Now make the analysis more complicated. You want to advertise a special offer. What product would best benefit your sales from a price reduction? Now you have to find products that can sell in volume to your existing customers and are held back only because of a price slightly higher than they will pay.
You might analyse every sales record from day one when you set up your business. You might analyse from the day you expanded to multiple brands. Adding a large analysis library to analyse your data gives you more choices and makes some things easier.
There is still the problem of deciding which tool you will use. You can insert a screw using a hammer but there might be a better tool in the toolbox.
A big problem with large volumes of data is finding the right data. Google is one of the best engineered search engines but it often produces results that are close to useless. You see all sorts of problems. Google will put out of date information ahead of current information because the old Web pages have accumulated more links. Google puts quotes in blogs ahead of the original source because blogs have better keyword density.

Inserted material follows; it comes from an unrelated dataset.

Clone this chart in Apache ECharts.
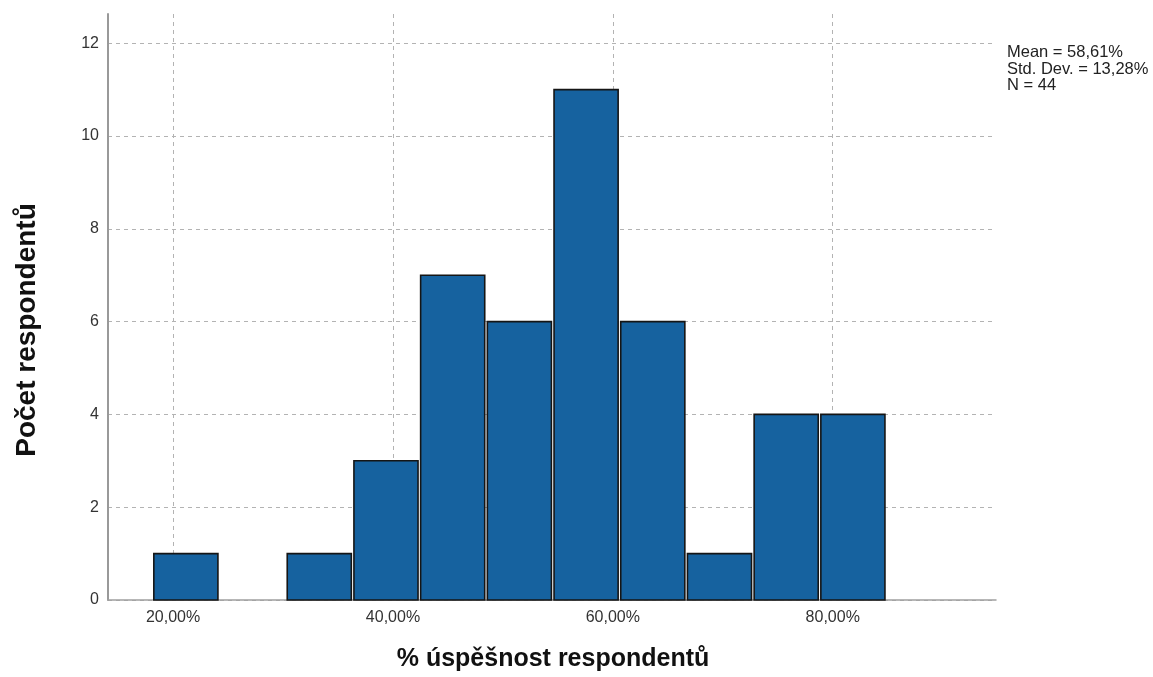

There are some really easy ways to fix Google for many common types of search. Google does not offer the option to input critical factors. If they used Mahout, Mahout would let them put the critical factors in but Mahout will not tell them what the critical factors are. Neither does the documentation at the Mahout Web site.
You have to go back to your data and understand what the data means. You can then propose tests to prove the meaning. Mahout might provide the best code for the analysis in your test.
Forget Apache Mahout by itself. Look instead for pre-built connections into your applications that use Apache Mahout, they will give you the best benefit in the shortest time. When you do find a quick way into Apache Mahout, trace backwards to find the exact functions used and the exact reduction performed on your data to find if it is an exact result or just a guess.